For students, exams can be opportunities to learn when we assign exam wrappers or other reflections afterward. Exam wrappers help students think critically about their own learning, so that they can learn more effectively in the remainder of the class and in future courses. These wrappers help students to learn from their errors and further consolidate the skills they’re developing. The most fruitful wrappers ask students to do two things:

  1. Review their work and do some error analysis, identifying what they missed and where the information related to those questions or problems can be found. If students have an opportunity to correct their errors, they should also be asked to explain why the correct answer is the right response, or how the work could be improved. They need to identify what major concepts they had trouble with, so they can go back and fill in the gaps in their learning. We can even encourage them to form study groups to work on this.
  2. Reflect on how they prepared for the exam. How much time did they invest? What did studying mean—reading the material, outlining, reviewing notes, answering practice questions? If their strategies didn’t work, how do they plan to prepare differently next time? Less successful students are often those who read over their notes repeatedly, rather than grappling with sample questions. They may be investing enormous amounts of time to little avail, but you can point them toward guides to effective study habits, like Dr. Chew’s. Students should also look for patterns in their errors: did their mistakes reflect miscalculations, misreading questions, etc.?

When you ask students to complete a wrapper, they benefit greatly from the opportunities for deeper learning.

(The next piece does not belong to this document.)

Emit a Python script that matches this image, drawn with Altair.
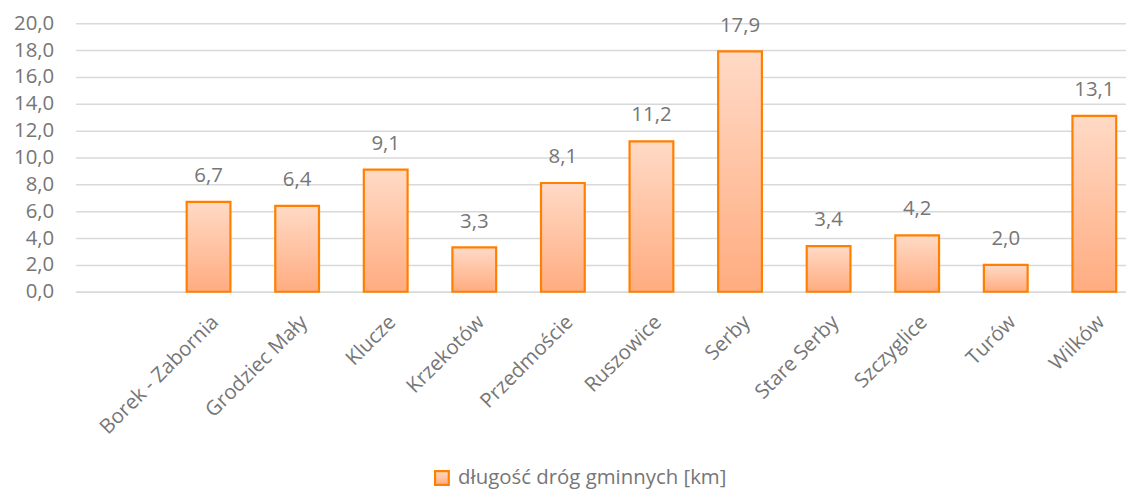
import altair as alt
import pandas as pd

categories = ["Borek - Zabornia", "Grodziec Mały", "Klucze", "Krzekotów", "Przedmoście",
              "Ruszowice", "Serby", "Stare Serby", "Szczyglice", "Turów", "Wilków"]
values = [6.7, 6.4, 9.1, 3.3, 8.1, 11.2, 17.9, 3.4, 4.2, 2.0, 13.1]
series_name = "długość dróg gminnych [km]"
y_ticks = [0, 2, 4, 6, 8, 10, 12, 14, 16, 18, 20]

df = pd.DataFrame({"kategoria": categories, "wartosc": values, "seria": series_name})

FONT = "Open Sans"
TXT = "#767676"
FS = 20.5

gradient = {
    "x1": 0, "y1": 0, "x2": 0, "y2": 1, "gradient": "linear",
    "stops": [{"offset": 0, "color": "#FFDAC6"}, {"offset": 1, "color": "#FFAC80"}],
}

x_enc = alt.X(
    "kategoria:N",
    sort=categories,
    title=None,
    scale=alt.Scale(paddingInner=0.506, paddingOuter=0.682, align=0.919),
    axis=alt.Axis(labelAngle=-45, labelFontSize=FS, labelFont=FONT, labelColor=TXT,
                  ticks=False, domainColor="#D9D9D9", domainWidth=1.5, labelPadding=20,
                  labelLimit=0, labelOverlap=False),
)
y_enc = alt.Y(
    "wartosc:Q",
    title=None,
    scale=alt.Scale(domain=[0, 20], nice=False),
    axis=alt.Axis(values=y_ticks, tickCount=11,
                  labelExpr="replace(format(datum.value, '.1f'), '.', ',')",
                  labelFontSize=FS, labelFont=FONT, labelColor=TXT, ticks=False, domain=False,
                  gridColor="#D9D9D9", gridWidth=1.5, labelPadding=22, labelOverlap=False),
)

bars = alt.Chart(df).mark_bar(color=gradient, strokeWidth=2.2).encode(
    x=x_enc,
    y=y_enc,
    stroke=alt.Stroke("seria:N", title=None,
                      scale=alt.Scale(range=["#FF8000"]),
                      legend=alt.Legend(orient="none", legendX=358, legendY=447, padding=0,
                                        symbolType="square", symbolSize=190,
                                        symbolFillColor="#FFC2A2", symbolStrokeWidth=2.2,
                                        labelFontSize=FS, labelFont=FONT, labelColor=TXT,
                                        labelOffset=6, labelLimit=0)),
)

labels = alt.Chart(df).transform_calculate(
    lbl="replace(format(datum.wartosc, '.1f'), '.', ',')"
).mark_text(baseline="middle", dy=-26, fontSize=FS, font=FONT, color=TXT).encode(
    x=x_enc,
    y=y_enc,
    text="lbl:N",
)

chart = (bars + labels).properties(
    width=1056, height=270,
    autosize=alt.AutoSizeParams(type="none"),
    padding={"left": 68, "top": 14, "right": 0, "bottom": 198},
).configure_view(stroke=None)

chart.save("out.html", embed_options={"renderer": "svg", "actions": False})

Some faculty don’t record an exam grade until the wrapper is completed; some use them as in-class assignments; some administer a second exam on the same material after a week or so, and average the two grades, or let students use the wrapper to earn back a limited number of points they missed on an exam. Some even give two-stage exams, which are another great strategy for turning exams into learning opportunities.

Just as students can learn by reflecting on an exam, so can faculty. Students’ performance on an exam, and their answers to the exam questions, are rich data we can use to better understand which knowledge and skills they seem to be gaining and where they are tending to struggle. For example, if many students get the same questions wrong, we can work to determine what the problem might be, so that we can make adjustments. One possibility is that students didn’t understand the question. We might need to reword that question or rewrite that problem so that students are better able to interpret what it’s asking them to do.

Sometimes instead of an issue with the way the question is written, many students getting a certain question wrong can be a sign of a lack of alignment of the components of the course. For example, we can ask ourselves, does the in- and out-of-class work provide adequate opportunities for students to get the practice and feedback needed to master the relevant material? If not, we can make adjustments to either the exam (changing the question or problem to align more closely with what students are learning in the course), or to the coursework leading up to the exam so that students have a fair shot at success. Because the stakes are high for students, exams are not the right place for them to encounter a question or problem type for the first time; they should have already attempted, not the same problem, but problems of that type, that requires a similar thinking process, in other coursework. An exam should be an opportunity for students to show us what they now know or can now do because of what they’ve been learning and practicing in the course. When we reflect on students’ exam performance, and our exam and course designs, we can get a better sense of whether our assessments are measuring what we intend for them to measure.